11th Circuit Rules Against Gay Conversion Therapy Ban in Florida County

11th Circuit Rules Against Gay Conversion Therapy Ban in Florida County
Elbert P. Tuttle U.S. Courthouse, home of the 11th Circuit Court of Appeals, in Atlanta, Ga. on Nov. 20, 2007. Eoghanacht via Wikimedia Commons/Public Domain
Matthew Vadum
Updated:

A legal battle over juvenile gay conversion therapy in Florida may be heading to the Supreme Court after the 11th Circuit Court of Appeals broke with two other appeals courts, ruling last week that therapists’ free speech rights prevail over the medical establishment’s opposition to the practice.

A three-member panel of the Atlanta-based 11th Circuit ruled 2–1 on Nov. 20 that the controversial practice of conversion therapy counts as protected speech under the First Amendment to the U.S. Constitution.

The 3rd Circuit and 9th Circuit have ruled the other way, creating what lawyers call a “circuit split.” Often, the Supreme Court agrees to review lower court rulings in order to resolve circuit splits and promote uniformity in the application of laws.

Critics, including various medical organizations, claim conversion therapy, which purports to convert homosexuals and bisexuals into heterosexuals, is harmful to the patient. They say it can lead to depression or suicide and doesn’t work because people are born with their own particular sexual orientation, which can’t be changed.

According to one of those critical groups, the Family Equality Council, 20 states—including California, New York, Illinois, and Virginia—ban conversion therapy for minors, though the laws don’t apply to religious providers.
In the case at hand, Boca Raton and Palm Beach County enacted laws in 2017 forbidding therapists from “engaging in counseling or any therapy with a goal of changing a minor’s sexual orientation, reducing a minor’s sexual or romantic attractions (at least to others of the same gender or sex), or changing a minor’s gender identity or expression—though support and assistance to a person undergoing gender transition is specifically permitted,” Judge Britt C. Grant wrote in a 47-page decision in Otto v. City of Boca Raton.

“These restrictions apply even to purely speech-based therapy,” she wrote.

The two therapists challenging the local ordinances argue that they interfere with their constitutionally protected right to speak freely with patients, she noted.

The plaintiffs are Robert Otto and Julie Hamilton, both of whom are licensed marriage and family therapists with practices in Palm Beach County, including Boca Raton. They provide counseling in the form of “talk therapy” to minors “who have unwanted same-sex attraction or unwanted gender identity issues.” Their patients often “presented with depression and anxiety due to internal conflicts over their sexuality or gender identity,” the judge noted.

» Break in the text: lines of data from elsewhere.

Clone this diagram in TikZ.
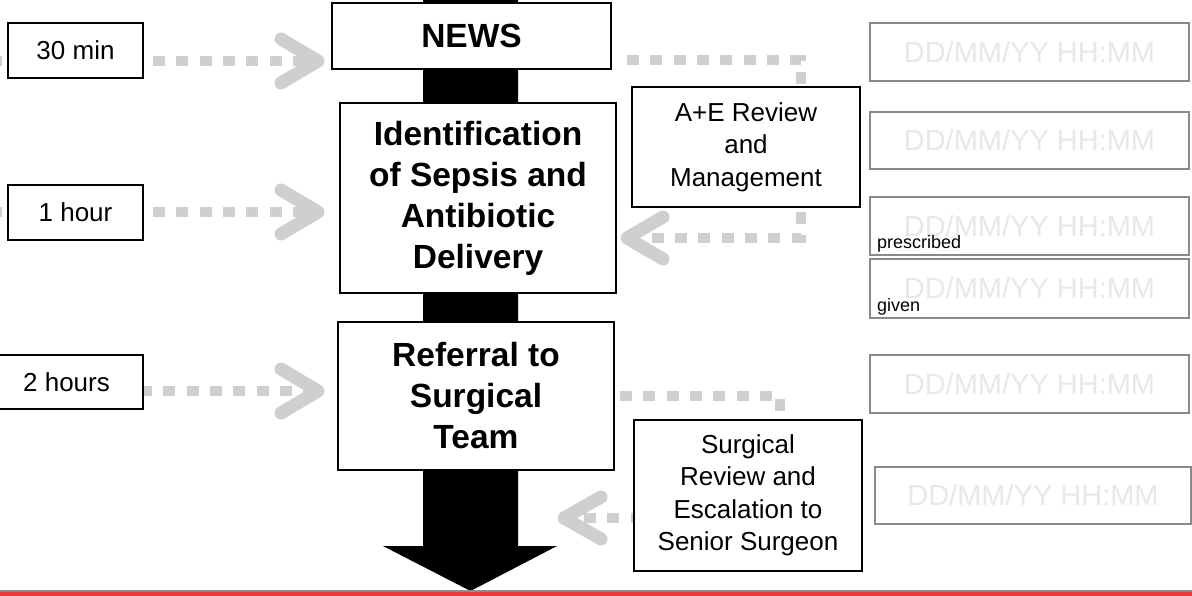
\documentclass[tikz,border=0pt]{standalone}
\usepackage{fontspec}
\setmainfont{Liberation Sans}
\definecolor{linegray}{RGB}{207,207,207}
\definecolor{dategray}{RGB}{138,138,138}
\definecolor{datetext}{RGB}{232,232,232}
\definecolor{bargray}{RGB}{140,140,140}
\definecolor{barred}{RGB}{238,58,58}
\begin{document}
\begin{tikzpicture}[x=1pt,y=-1pt,
  box/.style={draw=black,line width=1.6pt,fill=white,inner sep=0pt,align=center,text=black},
  stagebox/.style={box,font=\bfseries\fontsize{33.5}{41}\selectfont},
  reviewbox/.style={box,font=\fontsize{26}{32.5}\selectfont},
  timebox/.style={box,font=\fontsize{26}{30}\selectfont},
  datebox/.style={draw=dategray,line width=2pt,fill=white,inner sep=0pt,text=datetext,
    font=\fontsize{29}{32}\selectfont},
  smalllabel/.style={inner sep=0pt,anchor=base west,text=black,font=\fontsize{18}{20}\selectfont},
  dashline/.style={draw=linegray,line width=10pt,dash pattern=on 12pt off 11.3pt},
  chev/.style={draw=linegray,line width=13pt,line cap=round,line join=round},
]
\useasboundingbox (0,0) rectangle (1192,596);

% main flow arrow behind the stage boxes
\fill[black] (423,0) -- (518,0) -- (518,546) -- (557,546) -- (470.5,591)
  -- (383,546) -- (423,546) -- cycle;

% anchor points of the grey dotted connectors
\coordinate (s30) at (-10,61);   \coordinate (e30) at (318,61);
\coordinate (s1h) at (-10,212);  \coordinate (e1h) at (318,212);
\coordinate (s2h) at (140,391);  \coordinate (e2h) at (318,391);
\coordinate (aeA) at (627,60);   \coordinate (aeB) at (801,60);
\coordinate (aeC) at (801,238);  \coordinate (aeD) at (627,238);
\coordinate (srA) at (620,396);  \coordinate (srB) at (780,396);
\coordinate (srC) at (780,518);  \coordinate (srD) at (564,518);

% dotted connectors
\draw[dashline] (s30) -- (e30);
\draw[dashline] (s1h) -- (e1h);
\draw[dashline] (s2h) -- (e2h);
\draw[dashline] (aeA) -- (aeB) -- (aeC) -- (aeD);
\draw[dashline] (srA) -- (srB) -- (srC) -- (srD);

% chevron heads
\draw[chev] (e30) ++(-37,-22) -- (e30) -- ++(-37,22);
\draw[chev] (e1h) ++(-37,-22) -- (e1h) -- ++(-37,22);
\draw[chev] (e2h) ++(-37,-22) -- (e2h) -- ++(-37,22);
\draw[chev] (aeD) ++(36,-21) -- (aeD) -- ++(36,21);
\draw[chev] (srD) ++(37,-21) -- (srD) -- ++(37,21);

% time targets
\node[timebox,minimum width=135pt,minimum height=55pt] (t30) at (75.5,50.5) {30 min};
\node[timebox,minimum width=135pt,minimum height=55pt] (t1h) at (75.5,212.5) {1 hour};
\node[timebox,minimum width=153pt,minimum height=54pt] (t2h) at (66.5,382) {2 hours};

% pathway stages
\node[stagebox,minimum width=279pt,minimum height=66pt] (news) at (471.5,36) {NEWS};
\node[stagebox,minimum width=276pt,minimum height=190pt] (ident) at (478,198)
  {Identification\\of Sepsis and\\Antibiotic\\Delivery};
\node[stagebox,minimum width=276pt,minimum height=148pt] (refer) at (476,396)
  {Referral to\\Surgical\\Team};

% review steps
\node[reviewbox,minimum width=228pt,minimum height=120pt] (ae) at (746,147)
  {A+E Review\\and\\Management};
\node[reviewbox,minimum width=228pt,minimum height=151pt] (surg) at (748,495.5)
  {Surgical\\Review and\\Escalation to\\Senior Surgeon};

% date/time fields
\node[datebox,minimum width=319pt,minimum height=58pt] (d1) at (1029.5,52) {DD/MM/YY HH:MM};
\node[datebox,minimum width=319pt,minimum height=57pt] (d2) at (1029.5,140.5) {DD/MM/YY HH:MM};
\node[datebox,minimum width=319pt,minimum height=58pt] (d3) at (1029.5,226) {DD/MM/YY HH:MM};
\node[datebox,minimum width=319pt,minimum height=59pt] (d4) at (1029.5,288.5) {DD/MM/YY HH:MM};
\node[datebox,minimum width=319pt,minimum height=58pt] (d5) at (1029.5,384) {DD/MM/YY HH:MM};
\node[datebox,minimum width=316pt,minimum height=57pt] (d6) at (1033,495.5) {DD/MM/YY HH:MM};
\node[smalllabel] (presc) at (877,249) {prescribed};
\node[smalllabel] (given) at (877,311) {given};

% footer rule
\fill[bargray] (0,589.5) rectangle (1192,592);
\fill[barred] (0,592) rectangle (1192,596);
\end{tikzpicture}
\end{document}
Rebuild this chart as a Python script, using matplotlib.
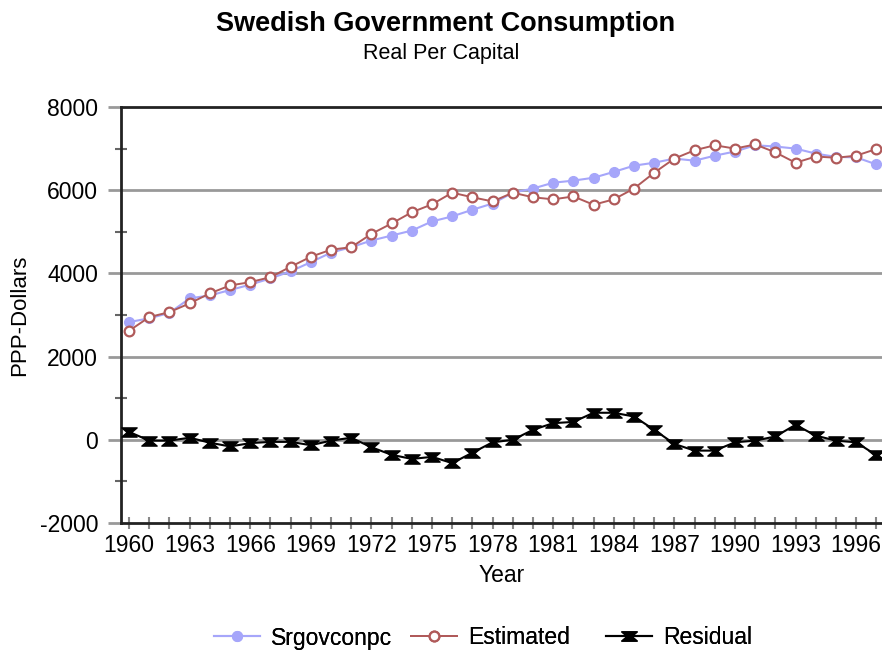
import numpy as np
import matplotlib
matplotlib.use('Agg')
import matplotlib.pyplot as plt
from matplotlib.path import Path

# values
years = list(range(1960, 1998))

srgovconpc = [2830, 2920, 3050, 3400, 3470, 3600, 3730, 3880, 4050, 4270,
              4500, 4630, 4790, 4910, 5030, 5250, 5370, 5530, 5680, 5940,
              6040, 6180, 6230, 6300, 6440, 6590, 6660, 6760, 6710, 6830,
              6930, 7080, 7050, 7000, 6880, 6800, 6790, 6620]

estimated = [2620, 2950, 3070, 3280, 3520, 3710, 3790, 3910, 4160, 4400,
             4570, 4630, 4950, 5200, 5470, 5660, 5940, 5830, 5730, 5940,
             5830, 5780, 5850, 5650, 5780, 6040, 6420, 6760, 6960, 7080,
             7000, 7100, 6910, 6660, 6810, 6780, 6830, 6990]

residual = [190, -20, -20, 50, -70, -160, -80, -50, -50, -130,
            -20, 50, -180, -360, -460, -410, -560, -310, -60, 0,
            240, 400, 430, 650, 650, 560, 240, -100, -260, -260,
            -60, -20, 80, 360, 100, -20, -60, -370]

label_years = list(range(1960, 1998, 3))

plt.rcParams['font.family'] = ['Liberation Sans', 'DejaVu Sans']
plt.rcParams['axes.unicode_minus'] = False

# hourglass marker for the residual series
hourglass = Path([(-1, 0.6), (1, 0.6), (0.3, 0), (1, -0.6), (-1, -0.6), (-0.3, 0), (-1, 0.6)],
                 [Path.MOVETO] + [Path.LINETO] * 5 + [Path.CLOSEPOLY])

fig = plt.figure(figsize=(8.82, 6.52), dpi=100)
ax = fig.add_axes([121 / 882, 1 - 523 / 652, 761 / 882, 416 / 652])

blue = '#a6a6fa'
red = '#b05a5a'

l1, = ax.plot(years, srgovconpc, color=blue, lw=1.5, marker='o', ms=7, mec=blue, mfc=blue,
              label='Srgovconpc', zorder=3)
l2, = ax.plot(years, estimated, color=red, lw=1.4, marker='o', ms=7, mec=red, mfc='white',
              mew=1.6, label='Estimated', zorder=4)
l3, = ax.plot(years, residual, color='black', lw=1.5, marker=hourglass, ms=11, mec='black',
              mfc='black', label='Residual', zorder=4)

ax.set_xlim(1959.6, 1997.28)
ax.set_ylim(-2000, 8000)

ax.set_yticks([-2000, 0, 2000, 4000, 6000, 8000])
ax.set_yticks([-1000, 1000, 3000, 5000, 7000], minor=True)
ax.set_xticks(label_years)
ax.set_xticks(years, minor=True)

for v in [0, 2000, 4000, 6000]:
    ax.axhline(v, color='#999999', lw=2, zorder=1)

ax.tick_params(axis='y', which='major', direction='out', length=9.5, width=2,
               color='#999999', labelsize=16.5, pad=7)
ax.tick_params(axis='y', which='minor', direction='inout', length=9, width=1.5,
               color='#666666')
ax.tick_params(axis='x', which='both', direction='inout', length=8, width=1.5,
               color='#888888', labelsize=16.5, pad=4)

for s in ['left', 'bottom', 'top']:
    ax.spines[s].set_linewidth(2)
    ax.spines[s].set_color('#222222')
ax.spines['right'].set_visible(False)

ax.set_xlabel('Year', fontsize=16.5, labelpad=5)
fig.text(20 / 882, 1 - 315 / 652, 'PPP-Dollars', rotation=90, fontsize=16,
         ha='center', va='center')

fig.text(446 / 882, 1 - 24 / 652, 'Swedish Government Consumption', fontsize=19.5,
         fontweight='bold', ha='center', va='center')
fig.text(441 / 882, 1 - 53 / 652, 'Real Per Capital', fontsize=15.5, ha='center', va='center')

# one legend per entry so the uneven spacing of the original can be kept
for handle, x0 in [(l1, 214), (l2, 411), (l3, 606)]:
    leg = fig.legend(handles=[handle], loc='center left', bbox_to_anchor=(x0 / 882, 1 - 638 / 652),
                     frameon=False, fontsize=16.5, handlelength=2.0, handletextpad=0.5,
                     borderpad=0, borderaxespad=0)
    fig.add_artist(leg)

fig.savefig('out.png', dpi=100)
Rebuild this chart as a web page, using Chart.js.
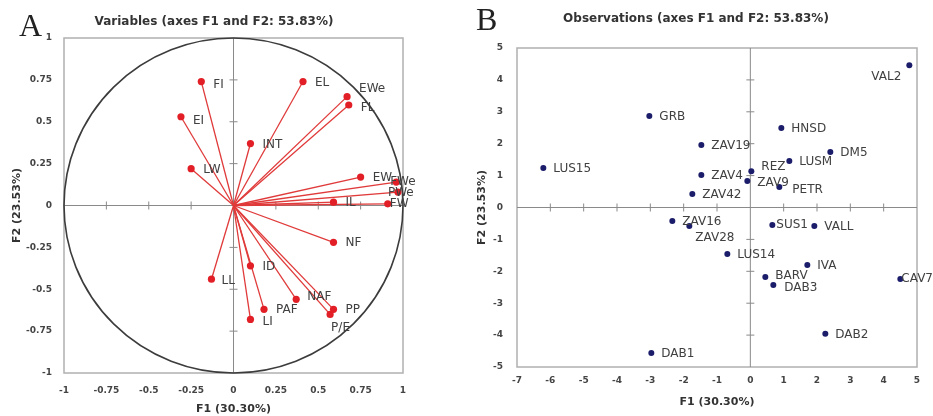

While neither therapist claims to be able to “change” any person’s sexual orientation, they maintain that “through speech-based therapy, their clients who wish to do so can reduce same-sex behavior and attraction and eliminate what they term confusion over gender identity.”

Fines for providing the prohibited counseling in Boca Raton can be up to $500, and $250 in the rest of the county, with a fine of $500 for a subsequent offense.

Grant acknowledged that there is opposition to the therapy from “professional societies” such as the American Academy of Pediatrics, which has stated that gay conversion therapy “can provoke guilt and anxiety while having little or no potential for achieving changes” in sexual orientation.

“Although we have no reason to doubt that these groups are composed of educated men and women acting in good faith, their institutional positions cannot define the boundaries of constitutional rights,” the judge wrote.

“We understand and appreciate that the therapy is highly controversial,” Grant wrote.

“But the First Amendment has no carveout for controversial speech. We hold that the challenged ordinances violate the First Amendment because they are content-based regulations of speech that cannot survive strict scrutiny.”

The Supreme Court has repeatedly rejected efforts to clamp down on content-based speech regulation in professional settings, the judge wrote.

“As with other kinds of speech, regulating the content of professionals’ speech ‘pose[s] the inherent risk that the Government seeks not to advance a legitimate regulatory goal, but to suppress unpopular ideas or information,’” she wrote, citing previous precedent.

Judge Beverly Martin wrote a dissenting opinion, arguing that conversion therapy is “known to be a harmful therapeutic practice.”

The court majority “invalidates laws enacted to curb these therapeutic practices, despite strong evidence of the harm they cause, as well as the laws’ narrow focus on licensed therapists practicing on patients who are minors.”